The intrinsic value and the art of running is not highlighted enough. Running helps me connect with myself, my sensory perception and my space. Running the Rideau canal is truly a privilege, in that this kind of course is rare: the ecological, natural value it contains does not compare to running on a treadmill at the Minto Complex. To be truly a part of the space is to be embodied and engage with the physical components of that space. Being outside, pacing forward, allows me to really immerse myself in the process.
It wasn’t until I started running that I began appreciating the beauty of Ottawa and the importance of the canal. What better ways to take advantage of the city and its beauty than by engaging with the asphalt of the sidewalk of the canal, leaving behind your mark on each inch of it as you glide forward for the next step and let the water move with you. As I ran I saw the evening traffic on Colonel by one side and on Queen Elizabeth drive on the other. Commuters and locals rushing to get home to dinner. I ran past other runners, I ran past the beautiful mansions in the Glebe and heard a biker behind me ringing his bell to signal his arrival alongside of me and the water.
I felt more alive, more connected and surprisingly more like an Ottawa citizen with each step forward. It seems that to most, running is painful, but for me it is an escape, even if it is smack dab in the center of the city chaos. Running is almost always a solo activity; there is a voice inside of you that decides to rise, tie your shoelaces tight and leave the house, many runners say that the first step outside of the house is usually the hardest. Perhaps the singularity of the art is what allows it to be so profound. The heart pumps fast, breaths become shorter, strides become longer, distance decreases, it all equates to letting yourself connect to your soul and to push your limits no matter what is weighing your mind down.

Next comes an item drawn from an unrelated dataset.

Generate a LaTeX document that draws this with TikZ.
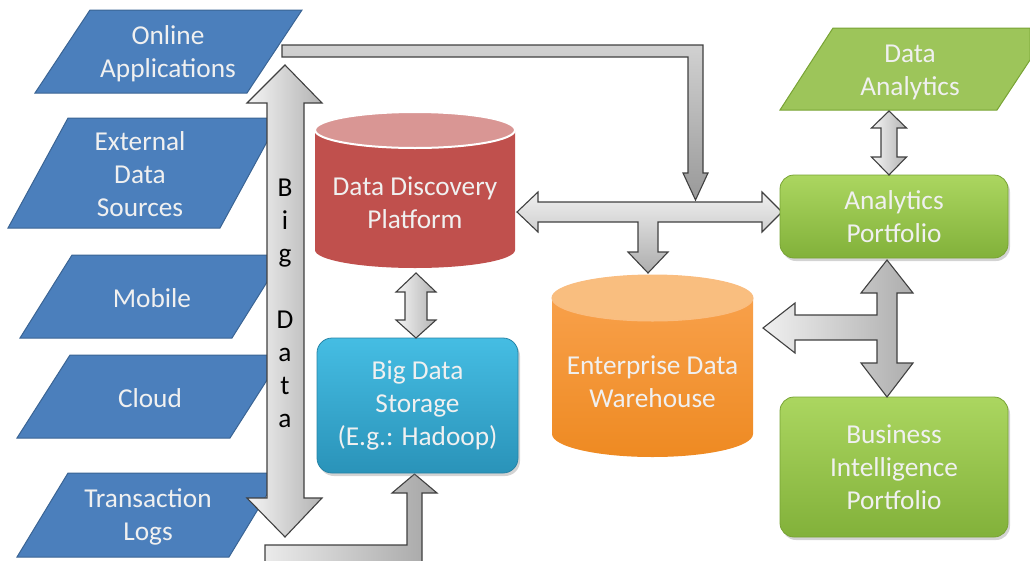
\documentclass[tikz,border=0pt]{standalone}
\usepackage{fontspec}
\setmainfont{Carlito}
\usetikzlibrary{shadows}
\definecolor{bluef}{HTML}{4B7FBC}
\definecolor{blued}{HTML}{3A6494}
\definecolor{redf}{HTML}{C0504D}
\definecolor{redt}{HTML}{D99694}
\definecolor{oranget}{HTML}{F9BE7F}
\definecolor{orangea}{HTML}{F8A04A}
\definecolor{orangeb}{HTML}{EE8A22}
\definecolor{cyana}{HTML}{45BDE3}
\definecolor{cyanb}{HTML}{2A93B9}
\definecolor{cyand}{HTML}{2784A6}
\definecolor{greena}{HTML}{ABD660}
\definecolor{greenb}{HTML}{82B13A}
\definecolor{greend}{HTML}{78A334}
\definecolor{greenp}{HTML}{9DC55A}
\begin{document}
\begin{tikzpicture}[x=1pt,y=-1pt,
  lbl/.style={text=white!94!black, font=\fontsize{27.3}{33}\selectfont, align=center, inner sep=0pt},
  para/.style={fill=bluef, draw=blued, line width=1pt, line join=miter},
  gpara/.style={fill=greenp, draw=greend, line width=1pt},
  blockarrow/.style={draw=black!75, line width=1.1pt, line join=miter},
  vshade/.style={left color=black!4, right color=black!30},
  hshade/.style={top color=black!6, bottom color=black!32},
  greenbox/.style={rounded corners=14pt, draw=greend, line width=0.8pt, top color=greena, bottom color=greenb,
    minimum width=228pt, drop shadow={opacity=0.35, shadow xshift=2pt, shadow yshift=-3pt}},
]
\useasboundingbox (0,0) rectangle (1030,560);
\clip (0,0) rectangle (1030,560);

% ---- left source parallelograms ----
\draw[para] (90,10) -- (302,10) -- (247,93) -- (35,93) -- cycle;
\node[lbl] (online) at (168,54) {Online\\Applications};
\draw[para] (68,118) -- (280,118) -- (220,228) -- (8,228) -- cycle;
\node[lbl] (external) at (140,174) {External\\Data\\Sources};
\draw[para] (72,255) -- (284,255) -- (232,338) -- (20,338) -- cycle;
\node[lbl] (mobile) at (152,298) {Mobile};
\draw[para] (70,355) -- (283,355) -- (230,438) -- (17,438) -- cycle;
\node[lbl] (cloud) at (150,398) {Cloud};
\draw[para] (68,473) -- (280,473) -- (229,557) -- (17,557) -- cycle;
\node[lbl] (translogs) at (148,517) {Transaction\\Logs};

% ---- Big Data double arrow ----
\draw[blockarrow, vshade] (285,65) -- (322,103) -- (304,103) -- (304,498) -- (322,498) -- (285,537)
  -- (247,498) -- (267,498) -- (267,103) -- (247,103) -- cycle;
\node[font=\fontsize{27.3}{33}\selectfont, align=center, inner sep=0pt, text=black] (bigdata) at (285,303)
  {B\\i\\g\\[33pt]D\\a\\t\\a};

% ---- top pipe from Online Applications ----
\draw[blockarrow, top color=black!18, bottom color=black!40] (282,45) -- (703,45) -- (703,173) -- (708,173) -- (695.5,200)
  -- (683,173) -- (688,173) -- (688,57) -- (282,57) -- cycle;

% ---- bottom pipe from Transaction Logs ----
\draw[blockarrow, left color=black!8, right color=black!35] (265,545) -- (407,545) -- (407,493) -- (392,493) -- (414.5,474)
  -- (437,493) -- (422,493) -- (422,575) -- (265,575) -- cycle;

% ---- Data Discovery Platform cylinder ----
\fill[redf] (315,130) -- (315,250) arc[start angle=180, end angle=360, x radius=100pt, y radius=18pt] -- (515,130) -- cycle;
\draw[fill=redt, draw=white, line width=2pt] (415,130) ellipse [x radius=100pt, y radius=18pt];
\node[lbl] (ddp) at (415,203) {Data Discovery\\Platform};

% ---- Enterprise Data Warehouse cylinder ----
\shade[top color=orangea, bottom color=orangeb] (552,298) -- (552,434) arc[start angle=180, end angle=360, x radius=100.5pt, y radius=23pt] -- (753,298) -- cycle;
\draw[fill=oranget, draw=orangea!70!white, line width=1pt] (652.5,298) ellipse [x radius=100.5pt, y radius=23pt];
\node[lbl] (edw) at (652.5,382) {Enterprise Data\\Warehouse};

% ---- Big Data Storage ----
\node[lbl, rounded corners=15pt, draw=cyand, line width=0.8pt, top color=cyana, bottom color=cyanb,
  minimum width=201pt, minimum height=135pt, drop shadow={opacity=0.35, shadow xshift=2pt, shadow yshift=-3pt}]
  (bds) at (417.5,405.5) {Big Data\\Storage\\(E.g.: Hadoop)};

% ---- DDP <-> BDS arrow ----
\draw[blockarrow, vshade] (416,273) -- (436,292) -- (427,292) -- (427,320) -- (436,320) -- (416,338)
  -- (396,320) -- (405,320) -- (405,292) -- (396,292) -- cycle;

% ---- horizontal double arrow with tee to EDW ----
\draw[blockarrow, hshade] (517,212) -- (538,192) -- (538,202) -- (762,202) -- (762,192) -- (782,212)
  -- (762,232) -- (762,222) -- (658,222) -- (658,252) -- (668,252) -- (648,273) -- (628,252)
  -- (638,252) -- (638,222) -- (538,222) -- (538,232) -- cycle;

% ---- right side ----
\draw[gpara] (833,28) -- (1030,28) -- (1030,60) -- (997,110) -- (780,110) -- cycle;
\node[lbl] (da) at (910,72) {Data\\Analytics};

\node[lbl, greenbox, minimum height=83pt] (ap) at (894,216.5) {Analytics\\Portfolio};
\node[lbl, greenbox, minimum height=140pt] (bi) at (894,467) {Business\\Intelligence\\Portfolio};

% DA <-> AP
\draw[blockarrow, vshade] (889,111) -- (906.5,128) -- (897,128) -- (897,157) -- (906.5,157) -- (889,175)
  -- (871.5,157) -- (881,157) -- (881,128) -- (871.5,128) -- cycle;

% AP <-> BI with branch to EDW
\draw[blockarrow, left color=black!6, right color=black!32] (887,260) -- (913,293) -- (897,293) -- (897,363) -- (913,363) -- (887,397)
  -- (861,363) -- (877,363) -- (877,340) -- (795,340) -- (795,353) -- (763,328) -- (795,303)
  -- (795,315) -- (877,315) -- (877,293) -- (861,293) -- cycle;
\end{tikzpicture}
\end{document}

Many times, during my run I thought to myself,” wow this view is impeccable, I am lucky to be alive right now.” Running along the canal, with its scenic outlooks and my mental drive to keep moving forward provided the value that the art of running holds, it was moments of pure contentment.
The engagement of the two factors are what motivates me to go back again and again and not one run ever is like another. Each run is its own, each day is different, each step comes from a different internal calling. The scenery and space instill the mental drive to run, and vice versa. Running along the canal was not exhausting, it is enthralling. The space itself contained critical notions of feelings. The spatial sense, contained bits of freedom, safety, connection, and openness. The Rideau Canal always feels like a happy place to run. The canal runs through the whole city, placed alongside it, provided me with a sense of movement quite like any other, emerging in different parts of the city. Running along the canal I saw bits of the entertainment district, educational institutions, government buildings, residential homes and condominium buildings. To be able to feel so secure amid city life is quite rare, it didn’t feel strange.
Style Two:
I first sat at a bench overlooking the canal, right underneath the Laurier bridge. Here I could clearly see the bridge, the parliament buildings, the coordinated chaos of busses and humans on Mackenzie king bridge, and, of course, the runners alongside the canal. Around 4:30 pm when the sun was setting, the air was cold and sharp and the city noises at the peak rush hour were stimulating to the ears. With every different point of the stretch I observed various behaviors. Here I noticed that the crowd contained more students, people were either beginning their runs from the campus and joining the canal from the pathway, or others had started their runs from locks at the end of the canal. Some people were also finishing their runs. It was a cold November day so of course, the runners were all fully clothed, wearing bright jackets and reflectors as well as hats and mittens.
I positioned myself next to Landsdowne park, alongside the canal, close to the bank street bridge. The bridges along the canal are all very unique and fascinating, giving a sense of being in Europe. Here I saw a dispersion of runners, people running in pairs, people running on both sides of the canal, and I saw groups. The air was a combination of smells of pine trees and cold, chilling wind. Groups of runners were what stood out, there was a large amount them. In the group one can tell that they are all associated and connected by the act of running. There is usually a leader of the group, one that is pulling and carrying forward their group. The individual runner, the student runner, the group runner, are all brought together by the canal. It is the space, that allows these figures to have something in common. The mutual understanding between the runners is important to highlight, usually when various runners passed one another I saw an exchange, an acknowledgement ending with a smile.
Dow’s lake. This spot had its own beauty, the sun was setting. It had many kinds of runners and the lake had a magnificent view. Here there were many fast runners—a lot of Carleton university students and couples. I also observed people running with dogs, and even some running in groups. Every part of the canal one can spot many runners. The passing by of each runner was important because each one of them has his or her own story, motivations and drives. I found myself asking many questions while I conducted this experiment, often wondering what the runner was thinking about, how long they were running, and why they chose to run with other people.
In each section of the canal, you could see that the environment was stimulating; the runners motivated and uplifted everyone. Sights of running groups reveal the beauty of the human connections that hold the city together. And each running act was individualistic, the canal’s status as a public space allows the runners to intersect with one another and feel like a part of something larger than themselves.
Conclusion:
Throughout the course, we have read many different forms of ethnographic writing. In the process of assembling this assignment, I reflected on the various pieces of work we read and gained a finer sense of the complexities and challenges an anthropologist faces throughout their research, and especially when they gather their information and write it all up. Condensing information into a few pages and finding a framework for your observations is extremely difficult and overwhelming. This assignment as well as the overall course work in this class constantly challenged my intellectual abilities and made me ask new questions about positionality and, the act of writing itself. Conducting ethnographic observation was not too difficult since running is something that I do daily, but the process of putting my thoughts and observations into words, especially into a one-page entry, pushed me to work harder. This course has taught us that there are various ways an anthropologist can approach ethnographic writing, we have read long, short, explicit and implicit works, and each had its unique light to shine. Writing from a personal, sensorial aspect was exciting for me, but trying to alter the work and find a different vignette was extremely nerve wracking. In that sense, the assignment helped me appreciate the difficulty and the challenges embedded in the process of ethnographic writing.